“There were no national problems. My mother, the eldest of three sisters, married a Jew, the middle one an Armenian, the youngest an Azerbaijani. There was no such problem in Baku,” Kasparov said. “It was not like that in Tbilisi and Yerevan. Yerevan was almost entirely Armenian. Tbilisi was more multiethnic, but people spoke Georgian there. And in Baku, even many Azerbaijanis not only spoke but also thought in Russian. After all, Baku was an imperial city. That’s what made it different from many capitals.
“Do I miss the Baku of my childhood and youth? Nostalgia is always there. My father is buried in Baku. That’s where I was born and grew up. When the Chess Olympiad was held in Baku in 2016, I asked my friends from the American team to take pictures of the cemetery and of my home, where I was born. The apartment where I was born became a women’s clothing store…
“Rostropovich and Landau were also born in Baku. Rostropovich came to Baku at Heydar Aliyev’s invitation. There was some talk during Heydar Aliyev’s time that it would be good if I came too. But that was never a question for me…”
Kasparov admits that Heydar Aliyev played a great role in his success in becoming world champion.
“Heydar Aliyev patronized me. This is the right word. He received me and my mother for the first time in 1979, when I won my first big victory in the Yugoslav town of Banja Luka. Obviously, I was already a big rising star. And Aliyev believed it was very important that the boy of Armenian-Jewish descent in Baku received support. All of Aliyev’s help from 1979 to 1985 was a shield protecting me. The Soviet system had no interest in replacing the Russian champion with a mutt from Baku. All the more so that many bosses, who were even tolerant in matters of ethnicity, felt that I could not be trusted, unlike the loyal Party soldier Karpov. And they were right. The spirit of free-thinking did slip in, it was obvious that I was a different breed. To quote Vysotsky, ‘I read other books as a child.’
“That’s why Heydar Aliyev’s help was important, because it provided me with conditions for training. What is patronage? One can pave the road to championship by eliminating opposition and stifling opponents. Like the way Korchnoi was harassed during his match with Karpov in 1974. Or the problems that were created for me when I was rising to the top. And one can help by arranging a material and technical base, where people can train and where they can come to.
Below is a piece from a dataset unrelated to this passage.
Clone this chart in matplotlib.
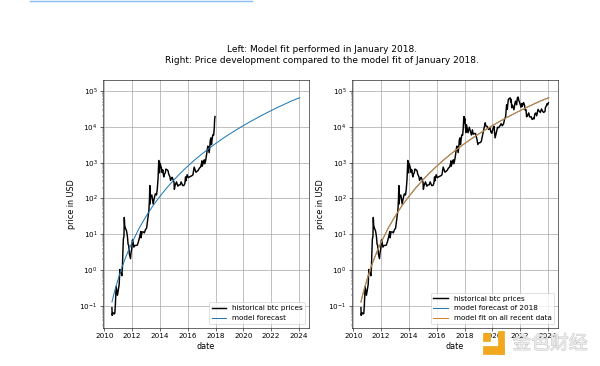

“Virtually the entire Soviet chess school was mobilized to support Karpov in his matches against Korchnoi in 1978 and 1981. And this is to a large extent how it went on from there. Obviously, the system didn’t fight me with the same ferocity it did Korchnoi, but it still fought me. The system of training and, most importantly, mobilizing grandmasters was like a conveyor belt.
“I wrote about it in my book. After I became the USSR champion in December 1981 and was already one of the strongest grandmasters in the world, I had to have some practice to prepare for an interzonal tournament. Clearly, I was one of the real contenders for the crown, based purely on the results, on the dynamics of my creative growth. But Nikolai Krogius, head of the Sports Committee of the USSR, simply told me: ‘We have one champion, we don’t need another. And you’re not going anywhere.’
“There were three big tournaments coming up, I had invitations to all of them, and I was told, ‘Karpov will go to all three. And you will go to a tournament in Dortmund, a side tournament.’ That’s where the intervention comes in. I approached Heydar Aliyev, and I was sent to one tournament out of three. If we are to see that as ‘criminal’, from Karpov’s point of view, why did they have to stop me from going anywhere in the first place? Did I not have the right, being virtually number two in the USSR, to go to one of the three tournaments, when I had the invitation?
“I went to Bugojno, won the tournament, and that helped me. Then there were three interzonal tournaments, in Las Palmas, Toluca and Moscow. I played in Moscow so there were no problems with my coaches being let out of the country. My mom, of course, was not allowed to go abroad, just in case she might stay there. We know this hostage system in the USSR. They would not let her out until 1983. My coach Alexander Nikitin was the coach of the Soviet national team, he was dismissed after a conflict with Karpov in 1976. He used to work for Spartak and wasn’t allowed to leave the country either. They would only let him out in 1983, too.
“That’s why I played the interzonal tournament in Moscow in 1982. Then there was the match with Belyavsky, and then that whole story with Korchnoi, when they tried to disqualify me. And again, Heydar Aliyev’s intervention helped.”